* Start Data for processing *

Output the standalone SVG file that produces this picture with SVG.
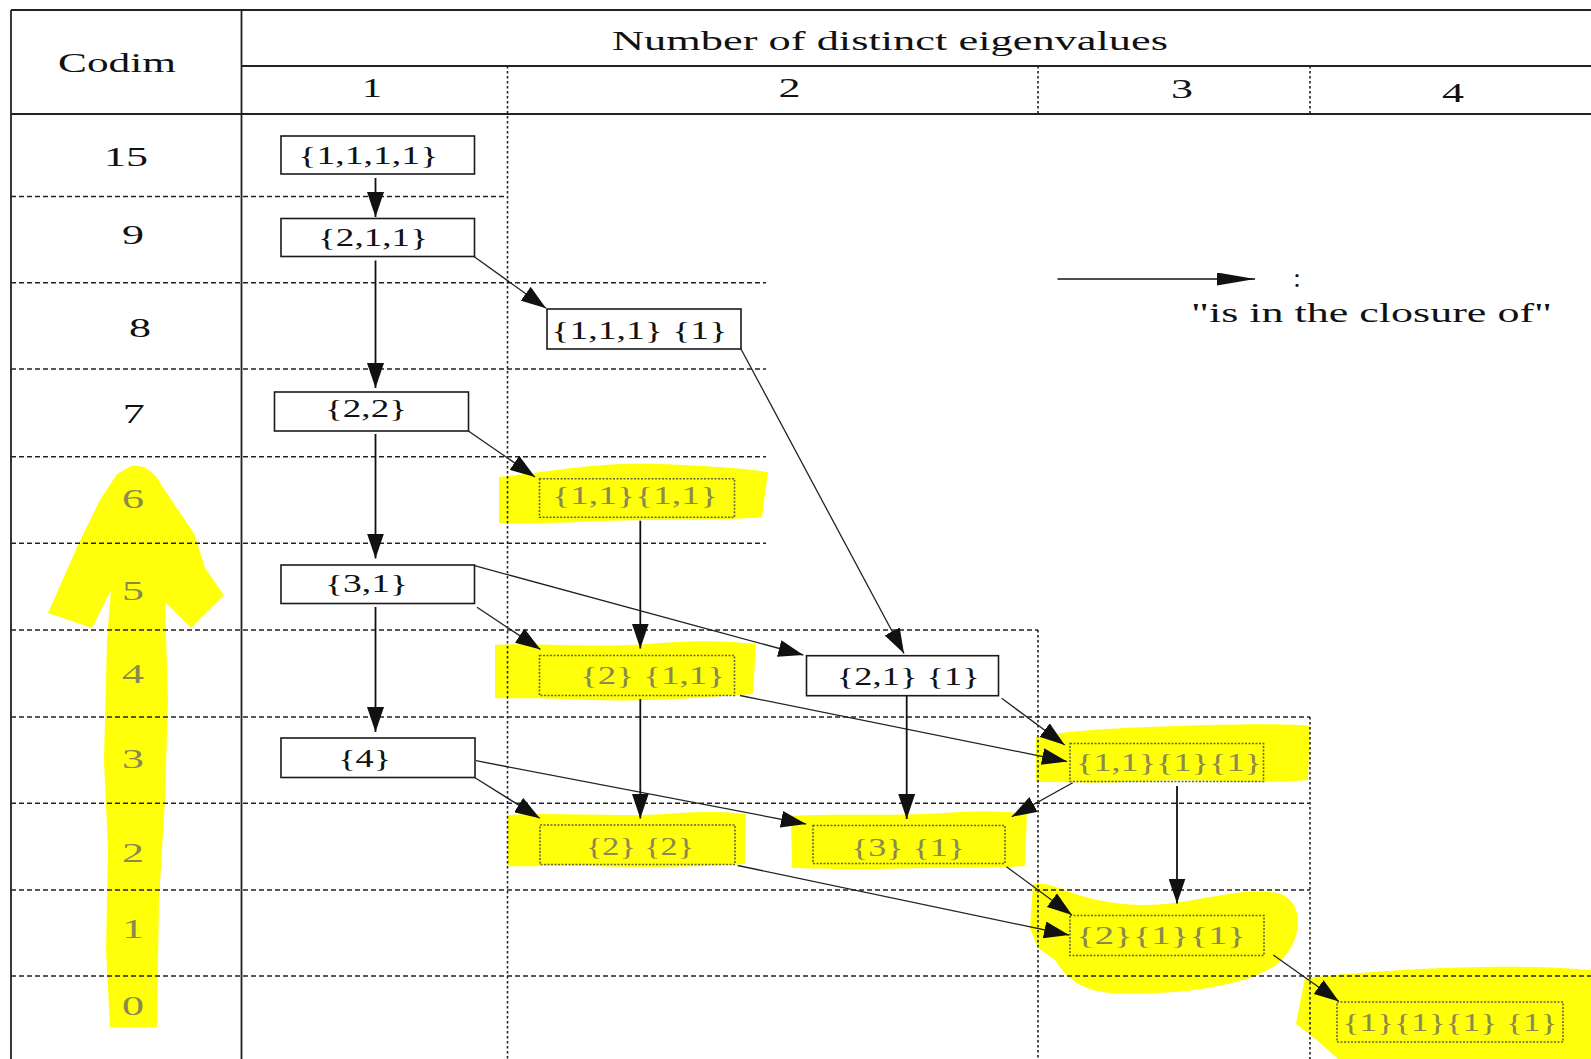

* End Data for processing *
* Start Data for processing *

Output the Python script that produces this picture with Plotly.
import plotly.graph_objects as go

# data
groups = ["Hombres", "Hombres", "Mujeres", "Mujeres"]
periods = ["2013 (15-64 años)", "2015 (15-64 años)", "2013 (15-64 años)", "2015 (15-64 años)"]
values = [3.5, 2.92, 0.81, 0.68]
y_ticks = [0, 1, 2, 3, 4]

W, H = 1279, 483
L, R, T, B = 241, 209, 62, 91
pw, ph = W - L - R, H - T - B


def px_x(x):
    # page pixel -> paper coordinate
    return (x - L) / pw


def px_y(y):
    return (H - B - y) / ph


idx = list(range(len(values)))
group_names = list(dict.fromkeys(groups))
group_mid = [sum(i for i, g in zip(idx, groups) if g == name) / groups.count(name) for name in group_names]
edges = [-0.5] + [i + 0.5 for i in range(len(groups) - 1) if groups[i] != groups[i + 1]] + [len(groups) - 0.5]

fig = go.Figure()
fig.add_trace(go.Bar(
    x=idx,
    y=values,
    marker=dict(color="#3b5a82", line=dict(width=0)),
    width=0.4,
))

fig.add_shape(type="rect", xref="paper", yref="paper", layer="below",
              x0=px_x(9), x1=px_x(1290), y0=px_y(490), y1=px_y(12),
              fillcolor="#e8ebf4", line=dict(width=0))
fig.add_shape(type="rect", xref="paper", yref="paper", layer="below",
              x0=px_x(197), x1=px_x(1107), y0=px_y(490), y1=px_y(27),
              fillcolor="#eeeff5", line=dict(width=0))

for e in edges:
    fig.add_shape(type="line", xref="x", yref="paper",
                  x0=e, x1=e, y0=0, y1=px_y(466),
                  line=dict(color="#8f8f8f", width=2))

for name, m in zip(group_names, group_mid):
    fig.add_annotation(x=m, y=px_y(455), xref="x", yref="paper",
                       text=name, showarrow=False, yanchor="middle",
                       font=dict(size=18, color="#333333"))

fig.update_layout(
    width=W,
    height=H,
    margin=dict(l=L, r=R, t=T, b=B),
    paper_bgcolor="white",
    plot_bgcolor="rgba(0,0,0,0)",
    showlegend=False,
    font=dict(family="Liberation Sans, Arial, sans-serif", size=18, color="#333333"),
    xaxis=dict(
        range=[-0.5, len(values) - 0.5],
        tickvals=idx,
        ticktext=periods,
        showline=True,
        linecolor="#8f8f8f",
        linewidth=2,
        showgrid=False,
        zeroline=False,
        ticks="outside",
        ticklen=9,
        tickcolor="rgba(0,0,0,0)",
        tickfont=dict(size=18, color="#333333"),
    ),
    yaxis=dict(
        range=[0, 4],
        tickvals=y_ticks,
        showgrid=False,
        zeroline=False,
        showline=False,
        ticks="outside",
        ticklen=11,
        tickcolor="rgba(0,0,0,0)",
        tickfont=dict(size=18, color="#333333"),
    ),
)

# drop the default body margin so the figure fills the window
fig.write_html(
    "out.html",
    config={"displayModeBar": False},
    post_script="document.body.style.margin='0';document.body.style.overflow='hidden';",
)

* End Data for processing *

▶ _Task to complete_: In the listing above, find the line containing "Output the Python" and the line containing "import plotly.graph_objects as go". Output them and every line between, exactly, and nothing else.

▶ _The solution_:
Output the Python script that produces this picture with Plotly.
import plotly.graph_objects as go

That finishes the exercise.